# [WHAT IS BEING ASKED]
Return the lines that follow, exactly as they appear, from the first through the one containing "17.38, 18.25, 17.15];"; no pictures are to be included.

# [RECORDED INFORMATION]
________________________________________
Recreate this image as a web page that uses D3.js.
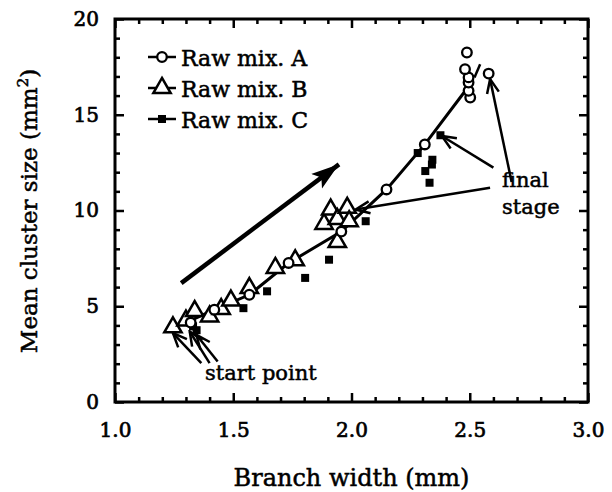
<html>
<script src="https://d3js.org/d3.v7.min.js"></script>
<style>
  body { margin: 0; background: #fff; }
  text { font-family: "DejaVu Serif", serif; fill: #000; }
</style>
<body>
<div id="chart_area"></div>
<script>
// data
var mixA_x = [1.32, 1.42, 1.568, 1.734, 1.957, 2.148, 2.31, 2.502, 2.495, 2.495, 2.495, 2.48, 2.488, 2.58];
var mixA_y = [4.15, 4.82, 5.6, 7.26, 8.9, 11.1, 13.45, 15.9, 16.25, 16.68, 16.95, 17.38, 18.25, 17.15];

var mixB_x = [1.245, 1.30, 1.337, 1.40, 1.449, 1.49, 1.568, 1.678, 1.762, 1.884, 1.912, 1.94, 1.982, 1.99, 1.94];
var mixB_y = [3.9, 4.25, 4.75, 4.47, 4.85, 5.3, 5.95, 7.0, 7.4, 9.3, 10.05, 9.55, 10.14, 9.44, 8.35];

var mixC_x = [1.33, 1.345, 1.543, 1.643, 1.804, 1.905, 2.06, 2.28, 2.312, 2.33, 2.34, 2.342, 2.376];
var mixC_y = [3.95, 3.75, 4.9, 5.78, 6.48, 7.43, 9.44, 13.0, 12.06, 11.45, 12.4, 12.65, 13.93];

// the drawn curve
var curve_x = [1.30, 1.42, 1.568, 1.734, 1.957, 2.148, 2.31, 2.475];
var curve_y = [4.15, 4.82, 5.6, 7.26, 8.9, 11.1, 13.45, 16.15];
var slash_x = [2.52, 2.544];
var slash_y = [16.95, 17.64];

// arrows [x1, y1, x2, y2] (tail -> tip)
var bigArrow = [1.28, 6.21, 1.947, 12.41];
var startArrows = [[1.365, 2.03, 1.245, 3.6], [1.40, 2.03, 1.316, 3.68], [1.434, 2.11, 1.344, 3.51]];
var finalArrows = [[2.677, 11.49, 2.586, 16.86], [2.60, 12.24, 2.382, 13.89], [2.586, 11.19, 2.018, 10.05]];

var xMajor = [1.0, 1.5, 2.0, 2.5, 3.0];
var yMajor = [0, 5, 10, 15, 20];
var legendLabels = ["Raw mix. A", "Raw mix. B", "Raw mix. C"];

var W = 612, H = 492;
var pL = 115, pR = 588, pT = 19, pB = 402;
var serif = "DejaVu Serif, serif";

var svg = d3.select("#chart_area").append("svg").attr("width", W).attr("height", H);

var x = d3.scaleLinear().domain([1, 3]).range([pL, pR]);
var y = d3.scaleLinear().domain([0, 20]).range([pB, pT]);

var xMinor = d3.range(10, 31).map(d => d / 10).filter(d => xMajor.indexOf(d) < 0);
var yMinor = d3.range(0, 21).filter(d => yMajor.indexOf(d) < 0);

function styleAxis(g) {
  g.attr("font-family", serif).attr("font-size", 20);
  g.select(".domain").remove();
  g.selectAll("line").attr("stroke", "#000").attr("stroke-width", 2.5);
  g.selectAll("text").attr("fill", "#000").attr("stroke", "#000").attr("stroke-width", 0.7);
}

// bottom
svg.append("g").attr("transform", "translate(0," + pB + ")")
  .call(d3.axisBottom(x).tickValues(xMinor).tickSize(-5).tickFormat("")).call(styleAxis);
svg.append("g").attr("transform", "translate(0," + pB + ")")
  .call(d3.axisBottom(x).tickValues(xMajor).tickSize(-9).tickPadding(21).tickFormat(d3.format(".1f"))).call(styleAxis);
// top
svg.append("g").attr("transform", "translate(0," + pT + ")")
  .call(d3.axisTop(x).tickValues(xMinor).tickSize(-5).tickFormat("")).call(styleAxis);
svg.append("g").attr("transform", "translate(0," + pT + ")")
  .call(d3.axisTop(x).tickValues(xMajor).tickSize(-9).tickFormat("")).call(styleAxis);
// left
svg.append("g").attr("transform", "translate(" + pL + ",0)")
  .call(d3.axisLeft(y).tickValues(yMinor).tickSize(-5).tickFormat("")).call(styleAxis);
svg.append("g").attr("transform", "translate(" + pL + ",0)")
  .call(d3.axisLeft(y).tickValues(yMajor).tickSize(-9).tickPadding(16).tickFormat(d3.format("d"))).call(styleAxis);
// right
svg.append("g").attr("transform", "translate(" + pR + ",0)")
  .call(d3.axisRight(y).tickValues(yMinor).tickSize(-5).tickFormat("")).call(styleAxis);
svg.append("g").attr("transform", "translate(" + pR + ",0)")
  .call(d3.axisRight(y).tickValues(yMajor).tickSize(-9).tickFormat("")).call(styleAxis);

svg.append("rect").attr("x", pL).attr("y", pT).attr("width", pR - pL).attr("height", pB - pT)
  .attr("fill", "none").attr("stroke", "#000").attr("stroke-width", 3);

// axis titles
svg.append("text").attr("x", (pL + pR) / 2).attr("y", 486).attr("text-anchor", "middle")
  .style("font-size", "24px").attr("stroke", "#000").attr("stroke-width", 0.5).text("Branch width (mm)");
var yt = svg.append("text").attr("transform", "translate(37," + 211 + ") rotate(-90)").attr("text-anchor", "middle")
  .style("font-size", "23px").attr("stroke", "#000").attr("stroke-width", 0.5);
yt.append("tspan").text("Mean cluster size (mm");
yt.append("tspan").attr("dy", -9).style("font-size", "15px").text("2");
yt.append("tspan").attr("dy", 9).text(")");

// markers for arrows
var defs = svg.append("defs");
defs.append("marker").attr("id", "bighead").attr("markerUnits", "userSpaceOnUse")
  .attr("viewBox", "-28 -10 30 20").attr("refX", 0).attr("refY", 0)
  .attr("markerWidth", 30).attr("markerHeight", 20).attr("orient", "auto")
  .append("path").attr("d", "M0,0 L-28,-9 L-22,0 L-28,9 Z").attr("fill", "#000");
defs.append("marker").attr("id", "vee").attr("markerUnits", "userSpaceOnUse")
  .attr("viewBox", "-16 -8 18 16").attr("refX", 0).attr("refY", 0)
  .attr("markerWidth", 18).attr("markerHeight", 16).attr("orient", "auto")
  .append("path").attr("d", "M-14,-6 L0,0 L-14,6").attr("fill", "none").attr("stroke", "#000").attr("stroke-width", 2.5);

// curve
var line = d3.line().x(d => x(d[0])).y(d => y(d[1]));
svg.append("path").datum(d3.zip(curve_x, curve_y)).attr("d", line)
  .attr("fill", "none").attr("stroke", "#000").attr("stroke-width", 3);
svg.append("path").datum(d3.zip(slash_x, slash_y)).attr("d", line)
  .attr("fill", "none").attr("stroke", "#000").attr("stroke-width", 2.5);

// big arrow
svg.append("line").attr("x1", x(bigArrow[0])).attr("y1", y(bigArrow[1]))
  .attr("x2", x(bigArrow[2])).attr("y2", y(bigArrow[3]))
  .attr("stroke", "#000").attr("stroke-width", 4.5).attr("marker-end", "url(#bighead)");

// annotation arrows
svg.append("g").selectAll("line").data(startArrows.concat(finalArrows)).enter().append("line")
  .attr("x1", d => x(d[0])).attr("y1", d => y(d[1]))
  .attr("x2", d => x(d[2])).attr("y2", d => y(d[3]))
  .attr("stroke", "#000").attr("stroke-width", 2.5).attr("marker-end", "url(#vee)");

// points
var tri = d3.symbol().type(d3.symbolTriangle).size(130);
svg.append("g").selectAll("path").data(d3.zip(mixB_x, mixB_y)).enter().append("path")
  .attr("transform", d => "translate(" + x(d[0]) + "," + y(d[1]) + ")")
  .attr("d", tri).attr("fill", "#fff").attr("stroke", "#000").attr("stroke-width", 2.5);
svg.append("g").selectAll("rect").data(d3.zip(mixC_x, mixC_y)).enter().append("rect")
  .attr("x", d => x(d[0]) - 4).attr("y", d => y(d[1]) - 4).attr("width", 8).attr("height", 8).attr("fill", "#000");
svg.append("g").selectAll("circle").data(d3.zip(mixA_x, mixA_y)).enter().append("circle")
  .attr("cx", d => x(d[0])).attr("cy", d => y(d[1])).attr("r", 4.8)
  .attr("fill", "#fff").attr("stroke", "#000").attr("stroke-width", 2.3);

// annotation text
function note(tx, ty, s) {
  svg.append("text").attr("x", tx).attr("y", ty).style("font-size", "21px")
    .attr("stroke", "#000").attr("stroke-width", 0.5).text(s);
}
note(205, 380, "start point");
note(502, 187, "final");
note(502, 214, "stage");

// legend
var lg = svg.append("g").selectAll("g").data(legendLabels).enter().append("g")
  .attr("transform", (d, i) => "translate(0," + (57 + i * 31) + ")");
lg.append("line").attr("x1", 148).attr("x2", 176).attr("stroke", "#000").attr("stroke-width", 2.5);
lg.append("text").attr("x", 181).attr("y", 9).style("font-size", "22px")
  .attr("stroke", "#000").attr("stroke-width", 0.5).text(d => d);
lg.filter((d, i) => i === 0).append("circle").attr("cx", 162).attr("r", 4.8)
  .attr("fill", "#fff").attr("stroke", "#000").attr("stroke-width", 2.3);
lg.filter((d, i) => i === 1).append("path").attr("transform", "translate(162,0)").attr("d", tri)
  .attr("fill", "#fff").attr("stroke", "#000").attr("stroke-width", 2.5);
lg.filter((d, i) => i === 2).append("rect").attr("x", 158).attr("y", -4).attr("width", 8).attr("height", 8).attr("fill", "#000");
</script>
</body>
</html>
________________________________________
# [WRITTEN ANSWER]
Recreate this image as a web page that uses D3.js.
<html>
<script src="https://d3js.org/d3.v7.min.js"></script>
<style>
  body { margin: 0; background: #fff; }
  text { font-family: "DejaVu Serif", serif; fill: #000; }
</style>
<body>
<div id="chart_area"></div>
<script>
// data
var mixA_x = [1.32, 1.42, 1.568, 1.734, 1.957, 2.148, 2.31, 2.502, 2.495, 2.495, 2.495, 2.48, 2.488, 2.58];
var mixA_y = [4.15, 4.82, 5.6, 7.26, 8.9, 11.1, 13.45, 15.9, 16.25, 16.68, 16.95, 17.38, 18.25, 17.15];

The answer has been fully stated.